I agree with comments of JGGerth, PLawton and davea responding to this post:
http://through-the-interface.typepad.com/through_the_interface/2012/03/moving-to-the-cloud.html@ daveea:
Yes, in the 1960's it was called "time-sharing," and was a boon, in the days of batch processing via punched cards and mag tape.
@ JGGerth:
Although my ISP is generally quite reliable, I did experience an "outage" last year which lasted the better part of a work week, and was traceable to a problem with AT&T routers. AT&T are not my ISP, although in this case my ISP were entirely at the mercy of AT&T, and so was I.
SaS is a non-starter for me, for that reason alone.
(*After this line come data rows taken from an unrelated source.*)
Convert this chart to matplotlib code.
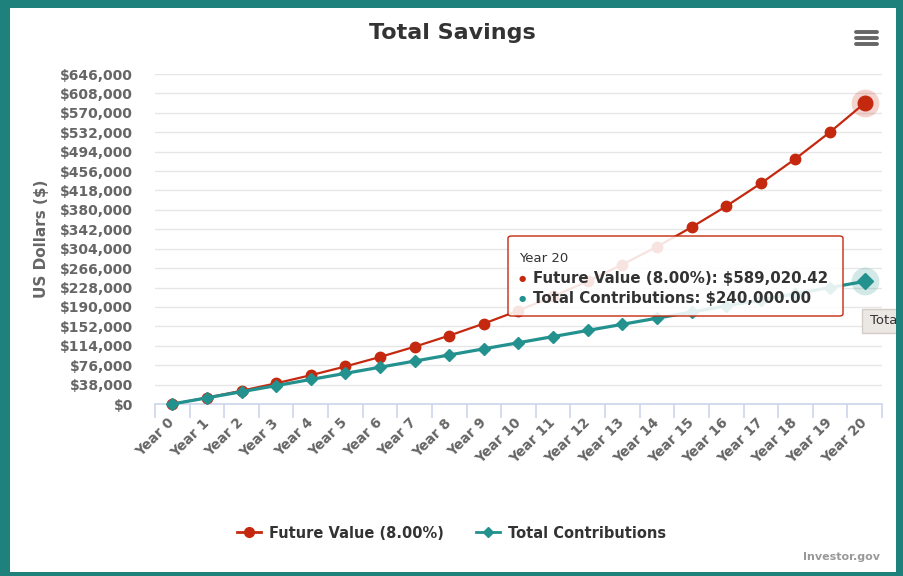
import matplotlib
matplotlib.use("Agg")
import matplotlib.pyplot as plt
from matplotlib.patches import Rectangle, FancyBboxPatch
from matplotlib.lines import Line2D
from matplotlib.ticker import FuncFormatter, MultipleLocator
import numpy as np

years = ["Year %d" % i for i in range(21)]
future_value = [0, 12450, 25933, 40536, 56350, 73477, 92025, 112113, 133869, 157430,
                182946, 210580, 240508, 272920, 308022, 346038, 387209, 431797,
                480086, 532383, 589020]
contributions = [0, 12000, 24000, 36000, 48000, 60000, 72000, 84000, 96000, 108000,
                 120000, 132000, 144000, 156000, 168000, 180000, 192000, 204000,
                 216000, 228000, 240000]

RED = "#c4290f"
TEAL = "#23918e"
BORDER = "#1f817b"
GREY = "#666666"
W, H = 904, 576

plt.rcParams['font.family'] = ['DejaVu Sans']
fig = plt.figure(figsize=(W / 100, H / 100), dpi=100, facecolor=BORDER)
fig.add_artist(Rectangle((10 / W, 1 - 572 / H), 886 / W, 564 / H, transform=fig.transFigure,
                         facecolor="white", edgecolor="none", zorder=-5))

ax = fig.add_axes([155 / W, 1 - 404 / H, 727 / W, 330 / H])
x = np.arange(len(years))
ax.plot(x, future_value, color=RED, lw=1.6, marker="o", ms=7.5, zorder=3, clip_on=False)
ax.plot(x, contributions, color=TEAL, lw=2.3, marker="D", ms=6, zorder=4, clip_on=False)

# hover state on the last point
ax.plot(x[-1], future_value[-1], marker="o", ms=20, color=RED, alpha=0.2, mec="none", zorder=3, clip_on=False)
ax.plot(x[-1], future_value[-1], marker="o", ms=10.5, color=RED, zorder=3, clip_on=False)
ax.plot(x[-1], contributions[-1], marker="o", ms=20, color=TEAL, alpha=0.2, mec="none", zorder=4, clip_on=False)
ax.plot(x[-1], contributions[-1], marker="D", ms=8, color=TEAL, zorder=4, clip_on=False)

ax.set_xlim(-0.5, 20.5)
ax.set_ylim(0, 646000)
ax.yaxis.set_major_locator(MultipleLocator(38000))
ax.yaxis.set_major_formatter(FuncFormatter(lambda v, p: "${:,.0f}".format(v)))
ax.grid(axis="y", color="#e6e6e6", lw=1)
ax.set_axisbelow(True)
for s in ["top", "right", "left"]:
    ax.spines[s].set_visible(False)
ax.spines["bottom"].set_color("#ccd6eb")
ax.spines["bottom"].set_linewidth(1.2)
ax.tick_params(axis="y", length=0, pad=16, labelsize=10, labelcolor=GREY)
for lab in ax.get_yticklabels():
    lab.set_fontweight("bold")

ax.set_xticks(x)
ax.set_xticklabels(years, rotation=45, ha="right", va="center", rotation_mode="anchor",
                   fontsize=9.8, color=GREY, fontweight="bold")
ax.tick_params(axis="x", which="major", length=0, pad=12)
ax.set_xticks(np.arange(-0.5, 21, 1), minor=True)
ax.tick_params(axis="x", which="minor", length=10, color="#ccd6eb", width=1.2, direction="out")

ax.set_ylabel("US Dollars ($)", fontsize=11, color=GREY, fontweight="bold", labelpad=8)

fig.text(0.5, 1 - 33 / H, "Total Savings", ha="center", va="center", fontsize=16,
         fontweight="bold", color="#333333")

# menu icon
for yy in [32, 38, 44]:
    fig.add_artist(Line2D([856 / W, 877 / W], [1 - yy / H, 1 - yy / H], transform=fig.transFigure,
                          color=GREY, lw=2.8, solid_capstyle="round"))

# tooltip
fig.add_artist(FancyBboxPatch((508 / W, 1 - 316 / H), 335 / W, 80 / H, transform=fig.transFigure,
                              boxstyle="round,pad=0,rounding_size=0.004", facecolor="white",
                              alpha=0.88, edgecolor="none", zorder=5))
fig.add_artist(FancyBboxPatch((508 / W, 1 - 316 / H), 335 / W, 80 / H, transform=fig.transFigure,
                              boxstyle="round,pad=0,rounding_size=0.004", facecolor="none",
                              edgecolor=RED, lw=1, zorder=6))
fig.text(519 / W, 1 - 258 / H, "Year 20", fontsize=9.5, color="#333333", va="center", zorder=7)
fig.text(519 / W, 1 - 278 / H, "\u25cf", fontsize=6, color=RED, va="center", zorder=7)
fig.text(533 / W, 1 - 278 / H, "Future Value (8.00%): $589,020.42", fontsize=10.8,
         fontweight="bold", color="#333333", va="center", zorder=7)
fig.text(519 / W, 1 - 298 / H, "\u25cf", fontsize=6, color=TEAL, va="center", zorder=7)
fig.text(533 / W, 1 - 298 / H, "Total Contributions: $240,000.00", fontsize=10.8,
         fontweight="bold", color="#333333", va="center", zorder=7)

# second tooltip, cut off by the border
fig.add_artist(Rectangle((862 / W, 1 - 333 / H), 40 / W, 24 / H, transform=fig.transFigure,
                         facecolor="#ebe7e3", edgecolor="#d2cdc8", lw=1, zorder=6))
fig.text(870 / W, 1 - 321 / H, "Tota", fontsize=9.5, color="#333333", va="center", zorder=7)
fig.add_artist(Rectangle((896 / W, 0), 8 / W, 1, transform=fig.transFigure,
                         facecolor=BORDER, edgecolor="none", zorder=20))

# legend
handles = [Line2D([], [], color=RED, lw=2, marker="o", ms=7),
           Line2D([], [], color=TEAL, lw=2, marker="D", ms=5.5)]
leg = fig.legend(handles, ["Future Value (8.00%)", "Total Contributions"], loc="center",
                 bbox_to_anchor=(0.5, 1 - 533 / H), ncol=2, frameon=False, fontsize=10.5,
                 handlelength=1.6, columnspacing=2.2, handletextpad=0.6)
for t in leg.get_texts():
    t.set_fontweight("bold")
    t.set_color("#333333")

fig.text(880 / W, 1 - 557 / H, "Investor.gov", ha="right", va="center", fontsize=8,
         color="#999999", fontweight="bold")

fig.savefig("out.png", dpi=100, facecolor=fig.get_facecolor())
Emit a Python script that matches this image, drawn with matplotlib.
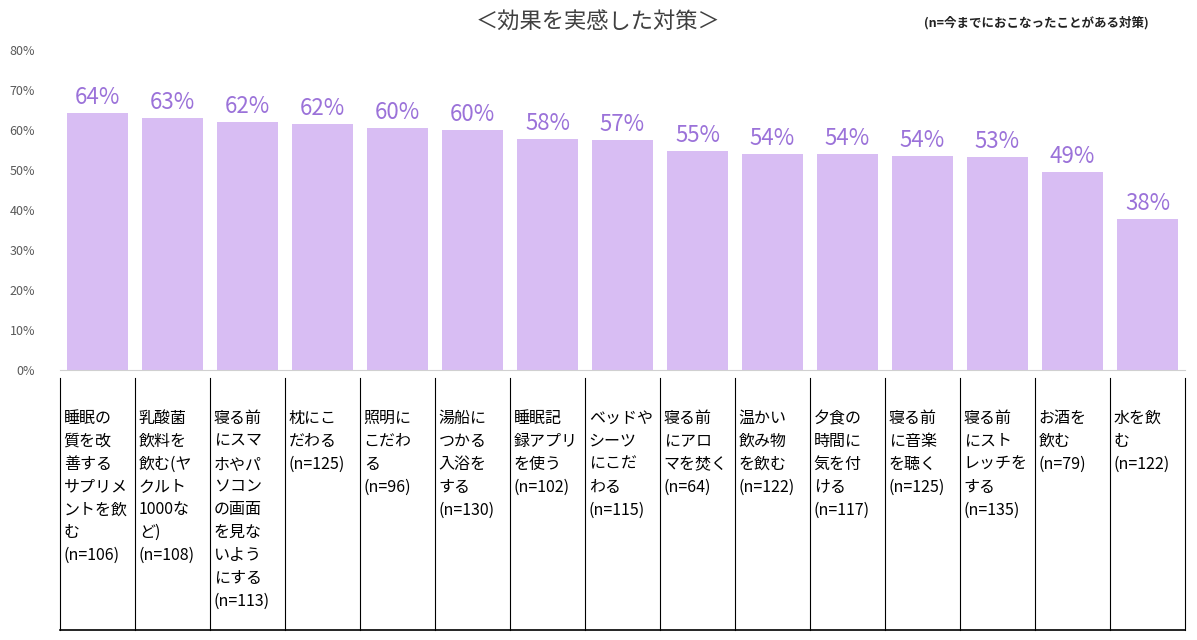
import matplotlib
matplotlib.use("Agg")
import matplotlib.pyplot as plt
import matplotlib.transforms as mtransforms

plt.rcParams["font.family"] = "Noto Sans CJK JP"

categories = [
    "睡眠の\n質を改\n善する\nサプリメ\nントを飲\nむ\n(n=106)",
    "乳酸菌\n飲料を\n飲む(ヤ\nクルト\n1000な\nど)\n(n=108)",
    "寝る前\nにスマ\nホやパ\nソコン\nの画面\nを見な\nいよう\nにする\n(n=113)",
    "枕にこ\nだわる\n(n=125)",
    "照明に\nこだわ\nる\n(n=96)",
    "湯船に\nつかる\n入浴を\nする\n(n=130)",
    "睡眠記\n録アプリ\nを使う\n(n=102)",
    "ベッドや\nシーツ\nにこだ\nわる\n(n=115)",
    "寝る前\nにアロ\nマを焚く\n(n=64)",
    "温かい\n飲み物\nを飲む\n(n=122)",
    "夕食の\n時間に\n気を付\nける\n(n=117)",
    "寝る前\nに音楽\nを聴く\n(n=125)",
    "寝る前\nにスト\nレッチを\nする\n(n=135)",
    "お酒を\n飲む\n(n=79)",
    "水を飲\nむ\n(n=122)",
]
values = [64.3, 63.0, 62.0, 61.6, 60.5, 60.0, 57.8, 57.4, 54.7, 54.1, 54.0, 53.6, 53.3, 49.4, 37.7]
labels = ["64%", "63%", "62%", "62%", "60%", "60%", "58%", "57%", "55%", "54%", "54%", "54%", "53%", "49%", "38%"]
yticks = [0, 10, 20, 30, 40, 50, 60, 70, 80]

fig = plt.figure(figsize=(11.97, 6.4), dpi=100)
ax = fig.add_axes([60/1197, 270/640, 1125/1197, 320/640])
n = len(values)
x = list(range(n))
ax.bar(x, values, width=0.82, color="#D8BDF3")
for xi, v, l in zip(x, values, labels):
    ax.text(xi, v + 1.0, l, ha="center", va="bottom", fontsize=16, color="#9B72D9")
ax.set_xlim(-0.5, n - 0.5)
ax.set_ylim(0, 80)
ax.set_yticks(yticks)
ax.set_yticklabels([f"{t}%" for t in yticks], fontsize=9, color="#595959")
ax.tick_params(axis="y", length=0, pad=18)
ax.set_xticks([])
for s in ["top", "right", "left"]:
    ax.spines[s].set_visible(False)
ax.spines["bottom"].set_color("#d0d0d0")

tr = mtransforms.blended_transform_factory(ax.transData, ax.transAxes)
ytop, ybot = -0.025, -0.8125
for b in range(n + 1):
    ax.plot([b - 0.5, b - 0.5], [ytop, ybot], color="black", lw=0.8, transform=tr, clip_on=False)
ax.plot([-0.5, n - 0.5], [ybot, ybot], color="black", lw=1.2, transform=tr, clip_on=False)
for xi, c in zip(x, categories):
    ax.text(xi - 0.45, -0.125, c, ha="left", va="top", fontsize=11.5, transform=tr,
            linespacing=1.45, color="black")

fig.text(0.5, 0.965, "＜効果を実感した対策＞", ha="center", va="center", fontsize=16, color="#404040")
fig.text(0.96, 0.965, "(n=今までにおこなったことがある対策)", ha="right", va="center", fontsize=9,
         fontweight="bold", color="#222222")
fig.savefig("out.png", dpi=100)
As well, we use AutoCAD principally as a graphics platform which runs (extensive) third party ARX application(s). At the moment, I am anticipating the imminent release of an ACAD 2013 compatible release of the primary software with which I earn my living. ACAD 2013 itself, was of course released last spring.
It goes without saying that neither I nor anyone of my acquaintance can afford to shut down our businesses because Adesk chooses to "upgrade" their software (the underlying graphics platform) whilst the vendor of the discipline specific software with which we make our living has not "kept up" with the "upgrade," aka "breaking changes."